▸ What is asked
Without the pictures, can you quote each line below exactly?

▸ Exercise input

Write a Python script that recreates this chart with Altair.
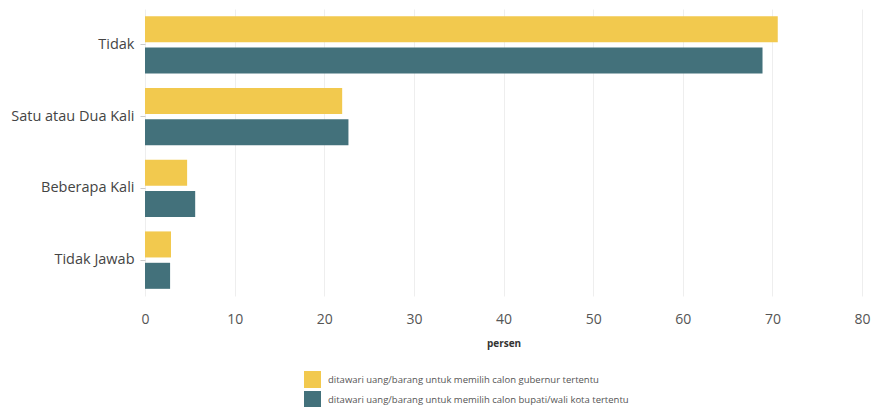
import altair as alt
import pandas as pd

categories = ["Tidak", "Satu atau Dua Kali", "Beberapa Kali", "Tidak Jawab"]
series = [
    "ditawari uang/barang untuk memilih calon gubernur tertentu",
    "ditawari uang/barang untuk memilih calon bupati/wali kota tertentu",
]
gubernur = [70.6, 22.0, 4.7, 2.9]
bupati = [68.9, 22.7, 5.6, 2.8]
colors = ["#F2C94E", "#43717B"]

rows = []
for c, g, b in zip(categories, gubernur, bupati):
    rows.append({"kategori": c, "seri": series[0], "persen": g})
    rows.append({"kategori": c, "seri": series[1], "persen": b})
df = pd.DataFrame(rows)

font = "Open Sans"

chart = alt.Chart(df).mark_bar(opacity=1).encode(
    x=alt.X("persen:Q", title="persen",
            scale=alt.Scale(domain=[0, 80], nice=False),
            axis=alt.Axis(values=[0, 10, 20, 30, 40, 50, 60, 70, 80], domain=False, ticks=False,
                          labelFlush=False,
                          labelPadding=16, labelFontSize=14, labelColor="#555",
                          titleFontSize=10, titleFontWeight="bold", titleColor="#333",
                          titlePadding=12, gridColor="#eeeeee", labelFont=font, titleFont=font)),
    y=alt.Y("kategori:N", sort=categories, title=None,
            scale=alt.Scale(paddingInner=0.2, paddingOuter=0.1),
            axis=alt.Axis(domain=False, ticks=True, tickSize=5, tickColor="#ccc", labelPadding=6,
                          labelFontSize=14.5, labelColor="#444", labelFont=font, grid=False)),
    yOffset=alt.YOffset("seri:N", sort=series, scale=alt.Scale(paddingInner=0.17)),
    color=alt.Color("seri:N", sort=series, title=None,
                    scale=alt.Scale(domain=series, range=colors),
                    legend=alt.Legend(orient="none", legendX=158, legendY=361, symbolType="square",
                                      symbolSize=289, symbolOpacity=1, labelFontSize=9.5, labelColor="#555",
                                      labelFont=font, rowPadding=2, labelLimit=600, labelOffset=6)),
).properties(
    width=717, height=287,
    autosize=alt.AutoSizeParams(type="none"),
    padding={"left": 137, "top": 1, "right": 13, "bottom": 111},
).configure_view(strokeWidth=0)

chart.save("out.html", embed_options={"renderer": "svg", "actions": False})
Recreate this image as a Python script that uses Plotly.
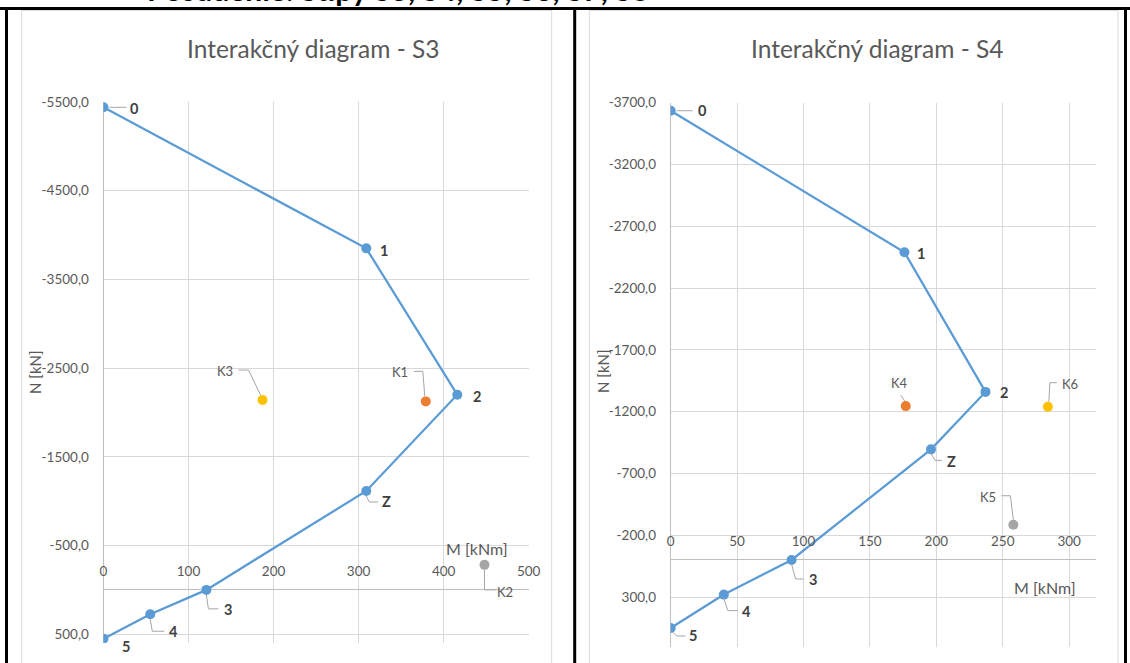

▸ Reply
Write a Python script that recreates this chart with Altair.
import altair as alt
import pandas as pd

categories = ["Tidak", "Satu atau Dua Kali", "Beberapa Kali", "Tidak Jawab"]
series = [
    "ditawari uang/barang untuk memilih calon gubernur tertentu",
    "ditawari uang/barang untuk memilih calon bupati/wali kota tertentu",
]
gubernur = [70.6, 22.0, 4.7, 2.9]
bupati = [68.9, 22.7, 5.6, 2.8]
colors = ["#F2C94E", "#43717B"]

rows = []
for c, g, b in zip(categories, gubernur, bupati):
    rows.append({"kategori": c, "seri": series[0], "persen": g})
    rows.append({"kategori": c, "seri": series[1], "persen": b})
df = pd.DataFrame(rows)

font = "Open Sans"

chart = alt.Chart(df).mark_bar(opacity=1).encode(
    x=alt.X("persen:Q", title="persen",
            scale=alt.Scale(domain=[0, 80], nice=False),
            axis=alt.Axis(values=[0, 10, 20, 30, 40, 50, 60, 70, 80], domain=False, ticks=False,
                          labelFlush=False,
                          labelPadding=16, labelFontSize=14, labelColor="#555",
                          titleFontSize=10, titleFontWeight="bold", titleColor="#333",
                          titlePadding=12, gridColor="#eeeeee", labelFont=font, titleFont=font)),
    y=alt.Y("kategori:N", sort=categories, title=None,
            scale=alt.Scale(paddingInner=0.2, paddingOuter=0.1),
            axis=alt.Axis(domain=False, ticks=True, tickSize=5, tickColor="#ccc", labelPadding=6,
                          labelFontSize=14.5, labelColor="#444", labelFont=font, grid=False)),
    yOffset=alt.YOffset("seri:N", sort=series, scale=alt.Scale(paddingInner=0.17)),
    color=alt.Color("seri:N", sort=series, title=None,
                    scale=alt.Scale(domain=series, range=colors),
                    legend=alt.Legend(orient="none", legendX=158, legendY=361, symbolType="square",
                                      symbolSize=289, symbolOpacity=1, labelFontSize=9.5, labelColor="#555",
                                      labelFont=font, rowPadding=2, labelLimit=600, labelOffset=6)),
).properties(
    width=717, height=287,
    autosize=alt.AutoSizeParams(type="none"),
    padding={"left": 137, "top": 1, "right": 13, "bottom": 111},
).configure_view(strokeWidth=0)

chart.save("out.html", embed_options={"renderer": "svg", "actions": False})
Recreate this image as a Python script that uses Plotly.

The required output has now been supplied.